Huyamos de escribir aquí, pues nos llevaría a un terreno resbaladizo, lo que dice el lenguaje popular de otras personas que ocupan hoy el poder. Recojamos tan sólo, tal y como ha recordado don Fernando Suárez, en un estupendo artículo publicado hace pocos días en estas mismas páginas, que entre los colaboradores de Fraga destacaban el subsecretario don Pío Cabanillas; don Adolfo Suárez, que en 1965 era director de programas de Televisión Española y en 1967 director de la primera cadena; y también los señores Rosón y Sancho Rof, hoy distinguidos políticos ucedistas. De este último escribe textualmente don Fernando Suárez que «fue siempre especialmente celoso en vigilar la "ortodoxia", y yo recuerdo muy bien aquella ocasión en que me obligó a suprimir un párrafo de un comentario mío, porque «en Televisión no se podía siquiera admitir la posibilidad de que el Caudillo se muriera algún día».

Pero se murió. Don Adolfo Suárez sí lo sabía. Estaba seguro de que, a pesar del señor Sancho Rof, Franco se moriría algún día, matado no por la oposición, sino por Parkinson. También de que él seguiría en la carrera mejorando posiciones: el vivo al bollo y el muerto al hoyo.

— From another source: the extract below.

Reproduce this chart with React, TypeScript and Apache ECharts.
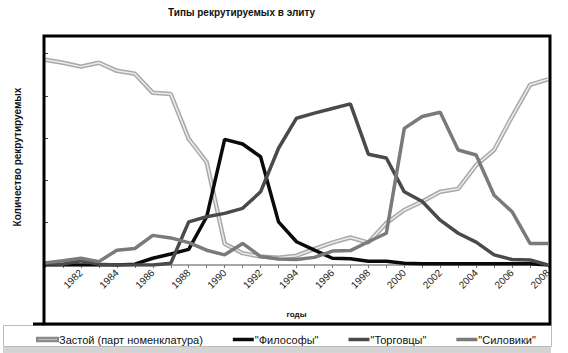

Es curioso. Llamamos a esto hacer una buena carrera. ¿Correrán muchos políticos, como los galgos tras la liebre, sin idea alguna, tan sólo para alcanzar el poder, aunque a la postre resulte ser ésta una liebre mecánica? Se me ocurre pensar en una de las mujeres más hermosas de París, Mary T., a la que Paul Getty convenció de que se divorciara de su marido y se fuera a vivir con él a su castillo de Sutton Place, en Inglaterra. Getty, que era, además del hombre más rico del mundo, un monstruo de avaricia, le hacía pagar los whiskys que bebía y llegó incluso a instalar un teléfono con fichas para obligarle a abonar sus llamadas. La vida tiene, muchas veces, extrañas y amargas ironías, incluso para los frenéticos ambiciosos de poder y de dinero.